Kindle: The Book to End All Books?
I asked for a Kindle for my birthday. Not because I want to purge my shelves of the clutter and dust of physical books. Not because I have a long commute and want to know for sure that I’ll never be without reading material. Not because I love gadgets and had to lay my hands on this one.
No. Because I want to know my enemy.
I mean, I’m a writer, and from what I’ve been reading on the Web, the Kindle and other e-readers are going to turn writers into volunteers rather than professionals. There will be no money to be made in writing anymore, because e-publishers will offer writers such tiny advances–if they offer any at all–that writing simply won’t be a viable way to make a living (except in the case of a chosen few, who are already such recognizable brands–think Stephen King–that they will be able to self-publish at the click of a mouse, thereby increasing their own profit margins immensely.)
E-publishers will recompense writers poorly not because they are exploitative, but because they themselves will be battling to keep the wolf from the door. You see, to make e-publishing take off they’ll have to discount their e-books so deeply that, even taking into account the lack of printing costs, their own margins will become so thin as to be almost non existent. As for brick-and-mortar bookstores, they’ll go the same way record stores went.
Remember record stores?
With no store fronts to show off new titles, e-publishers (and almost all publishers will now be electronic) will have to get the word out about ‘big’ books in other ways. They’ll have to spend money on Internet advertising, obviously, but they will also need to develop alternative strategies to attract readers. Most are already developing these strategies. New communities of readers in every genre will spring up on-line. Publishers will hire people whose only job will be to blog and chat on-line, talking up one title or another. Book trailers will become a thriving new business, and an art form in themselves. Teaser podcasts (one chapter only) will pop up all over the place. Some writers will try to sell their product directly to the market, cutting out all middle men. Most will fail, of course, but a few will create dazzlingly successful careers.

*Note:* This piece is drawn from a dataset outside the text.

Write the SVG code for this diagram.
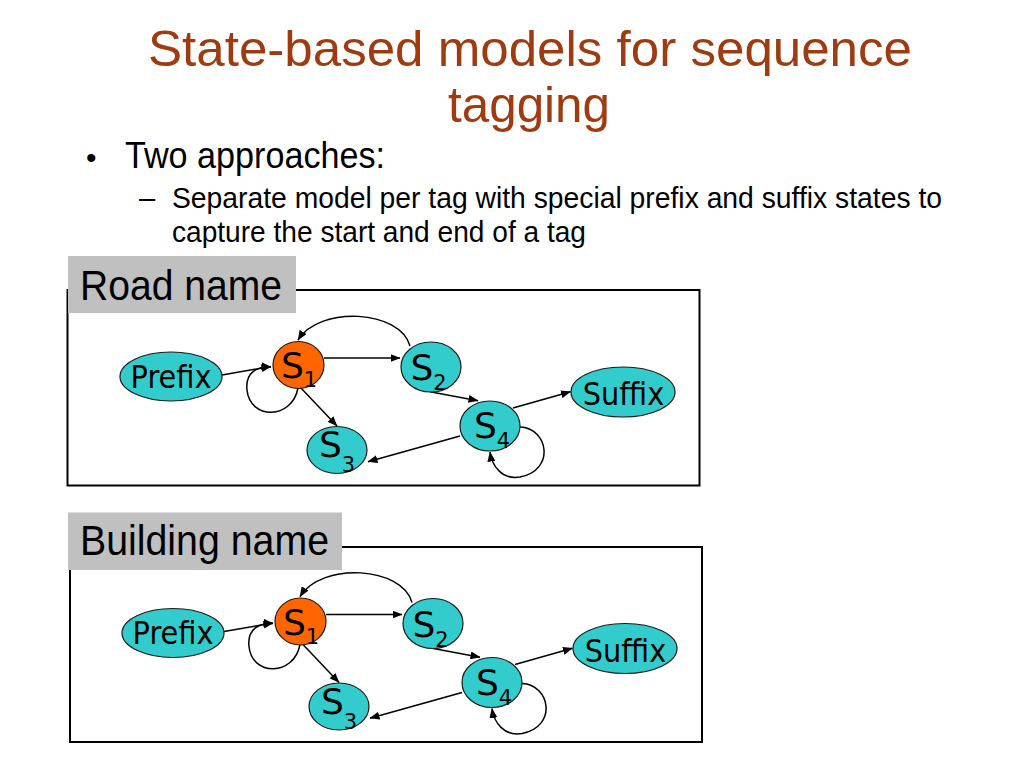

And where will this leave me and my writer friends whose names are not yet brands? I’m not really sure. Maybe small advances will be okay, because maybe we’ll be receiving big royalties. After all, it’s so much easier to buy a book when all you have to do is click a button with your thumb.
Think about it. Buying a real book means getting into a car. Driving to a store. Spending time selecting from a host of covers. Standing in line at the check-out. Pulling out the cash or credit card and handing over a good chunk of money, possibly as much as $25 for a hardback. Then driving home. It takes a major commitment of time and effort before we even get to the cash price of the whole exercise.
Buying a paper-and-ink book online involves spending even more, because you have to stump up for shipping and handling. And then there’s the lengthy wait until the book lands in your mailbox.
But buying a book from Kindle is perilously easy. You’re slouched in bed late at night eating Halloween candy, and suddenly you have an urge to read the latest cozy chain-saw killer thriller.
No problem! You just click over to the ‘store’, find the book you want, select ‘Buy’ and click the button. That button doesn’t even make a sound. The whole thing is effortless. Seconds later… ta da! Instant gratification. You’re deep in the woods with the crazy chain-saw serial killer.
You don’t even have to enter those pesky credit card details over and over again; that very first time, when you buy the actual Kindle, is enough. All future transactions just go onto your card with barely a blip. You hardly even know you’re spending money! Of course, you’ll see those transactions again at the end of the month on your credit card bill, but the books are so darn cheap, what does it matter? I mean, four or five dollars a pop, who cares? Right?
Of course, they do add up.
But still. Maybe people will start buying books like chewing gum, without a second thought. I mean, a book is no longer a big commitment. You don’t have to find a space for it in your house. You don’t have to pack it up in a box when you move. You don’t have to display it as evidence of your reading tastes, or hide it away somewhere in shame. All the books you own, now, are intangible. Nothing to show for them at all, just the plain leather binder of your Kindle.
So maybe the volume of books sold will soar, and this alone will be enough to allow writers to generate sufficient income to keep at it. After all, writers and artists are traditionally the starving classes, aren’t they?
On the whole, I’d like to believe that the advent of Kindle and other e-books won’t entirely kill off writing as a profession. Quite possibly, electronic publishing will spawn a huge amateur writer class, who will e-publish at will, with no gate-keepers to keep out works that don’t seem commercially viable. But will any of us be able to make a living at it anymore? Let’s wait and see.